Take 1: Jake Trotter – Green-Beckham
There’s no doubt having Mayfield eligible would be an invaluable insurance policy for the Sooners. Because of his dual-threat style, Trevor Knight has a track record of getting injured. And Mayfield, the reigning Big 12 Offensive Freshman of the Year, showed during the Sooners’ spring game that he’s more than capable of efficiently operating Oklahoma’s offense. Sure, Oklahoma’s other backups – Cody Thomas and Justice Hansen – are completely inexperienced and might not be ready to quarterback the Sooners in a pinch. Mayfield, certainly at this point, would be the better option.
But Oklahoma wasn’t tabbed the Big 12 favorite because of Mayfield’s pending eligibility. The Sooners are being considered playoff contenders because of the upside of Knight, who flashed potential in a performance for the ages in the Sugar Bowl win over Alabama. And DGB would give Knight a weapon in the passing game while filling the one offensive asset the Sooners currently lack – an experienced, big, physical receiver who can go get the ball downfield and in the red zone.
On top of that, DGB’s talent would be a difference-maker for the Oklahoma offense. By all accounts, he’s been phenomenal in preseason camp so far, and he’s coming off a season at Missouri in which he would have led the Big 12 in red zone touchdown receptions.
From Mark Clayton to Ryan Broyles, the Sooners have enjoyed some prolific pass-catchers in the Bob Stoops era. But none has the NFL body and build at wide receiver that DGB brings.
Mayfield would obviously help the Sooners should Knight suffer a bump or bruise. But DGB is the caliber of player that could put Oklahoma over the top – and into the playoff.

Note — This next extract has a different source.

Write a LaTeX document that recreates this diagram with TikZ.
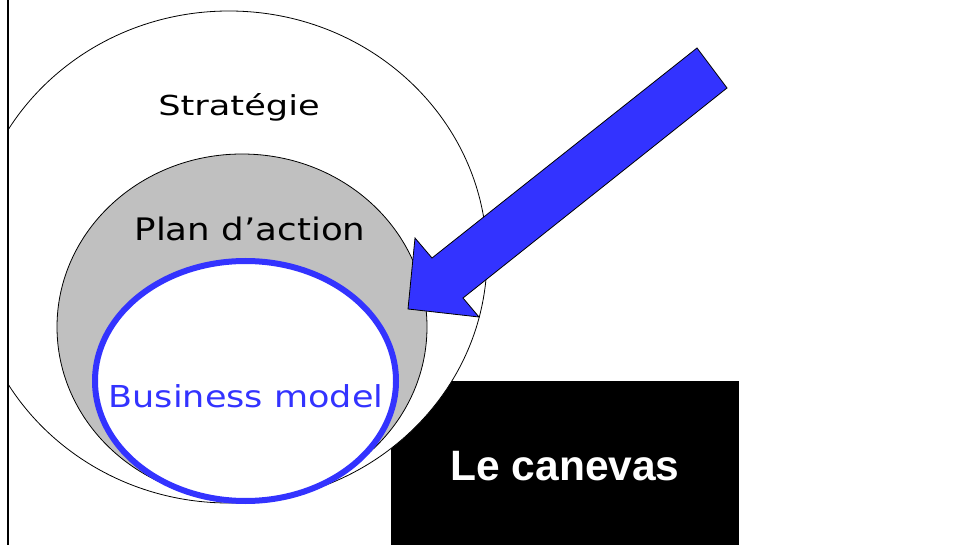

Take 2: Max Olson – Mayfield
You know it’s DGB, I know it’s DBG, it’s obviously DGB. But just for the sake of messing with Jake, let’s just go ahead and explore another argument.
What if Mayfield is better than Knight?
Both were unpredictable in their first season of starting, moving in and out of the starting lineup at various points. Mayfield got seven starts at Texas Tech. Knight got five.
In those starts, Mayfield completed 62 percent at 6.89 yards per attempt. Knight hit almost 59 percent at 6.32. Their passer efficiency was almost identical.
Throw in the rest of their appearances and Mayfield has Knight beat in completion percentage, yards per attempt and third-down passing.
Yes, their offenses were significantly different. Mayfield threw 42 passes per game in his starts to Knight’s average of 23. OU actually had a credible run game to lean on.
But let’s give Mayfield credit: He was a freshman walk-on who’d been on campus three months when he made his first start. Knight was a redshirt freshman at OU, a full year ahead.
OK, fine, I give in. Knight’s average QBR in starts is 16 points great greater, he’s three times the rusher (by YPC) that Mayfield was and his two best games by QBR, against K-State and Alabama, easily trump Mayfield’s best (Stephen F. Austin, Kansas).
But haggling over numbers aside, my point is this: You better believe Stoops wants Mayfield in his back pocket – and not ineligible on the bench – in case Knight regresses or gets hurt. We know what the scrappy Mayfield is capable of, and the same can’t be said of fellow backups Thomas and Hansen.
Not adding a five-star receiver won’t hurt OU’s College Football Playoff hopes. Not having a good No. 2 quarterback might.